The researchers used AI to create millions of different rule sets for these grids. They didn't use words; they just used numbers and patterns.

The Experiment: "Pre-Pre-Training"

They tried a three-step process:

  1. Step 1 (The Gym): They trained their AI model only on these digital ant farms (NCA). The AI had to watch the patterns evolve and predict what the next frame would look like. It had to figure out the hidden rules governing the chaos.
  2. Step 2 (The Library): Then, they took that same AI and gave it a standard diet of human text (books, code, math).
  3. Step 3 (The Test): They tested the AI on real-world tasks like solving math problems or writing code.

The Surprising Results

The AI that did the "Ant Farm" training first was smarter and faster than the AI that went straight to the library.
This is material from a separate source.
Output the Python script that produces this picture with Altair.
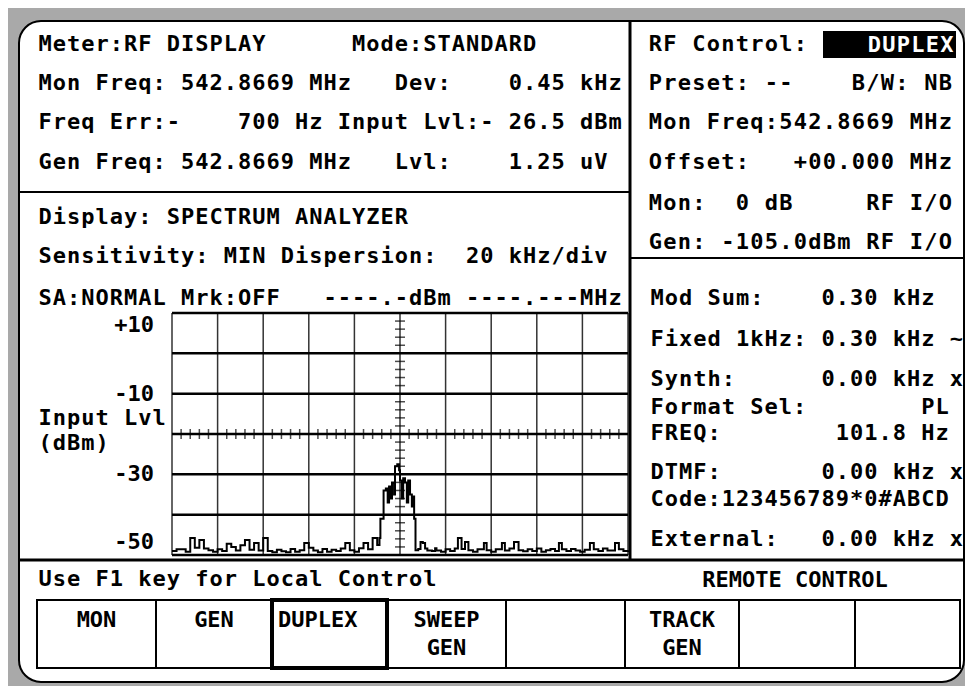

  • Efficiency: It learned the same amount of language skills using 10 times less data than the standard method.
  • Speed: It learned 1.6 times faster.
  • Performance: It actually beat an AI that had been pre-trained on more human text than the researchers had!

Why Did This Work? (The Analogy)

Think of it like learning to play chess.

  • The Old Way: You memorize 10,000 games played by grandmasters. You memorize the moves, but you might not understand why they made them.
  • The NCA Way: You first play a game where you have to predict the movement of abstract shapes on a board based on hidden physics rules. You learn pattern recognition, long-term planning, and rule inference.

Once you've mastered the logic of predicting complex patterns in the Ant Farm, learning the vocabulary of chess (or human language) becomes much easier. You already know how to think; you just need to learn the words.

The "Goldilocks" Zone

The researchers also found something fascinating: Not all Ant Farms are the same.

  • For coding, the AI learned best from "simpler" Ant Farms (rules that were easier to predict).
  • For math and general writing, the AI needed "chaotic" Ant Farms (rules that were very complex and unpredictable).

It's like a chef: if you are making a simple soup, you need a simple recipe. If you are making a complex soufflé, you need a complex set of ingredients. The researchers found they could "tune" the complexity of the Ant Farm to match the specific subject they wanted the AI to learn.

The Big Picture

This paper suggests that intelligence isn't just about reading books. It's about learning to recognize deep, hidden structures in the world.

By training AI on synthetic, non-human data first, we can build models that are:

  1. More efficient (less data needed).
  2. Better at reasoning (they learned the "logic" before the "language").
  3. Customizable (we can design the training data to fit specific jobs like coding or math).

It's a shift from "teaching AI to read" to "teaching AI to think," using the universe's own mathematical patterns as the classroom.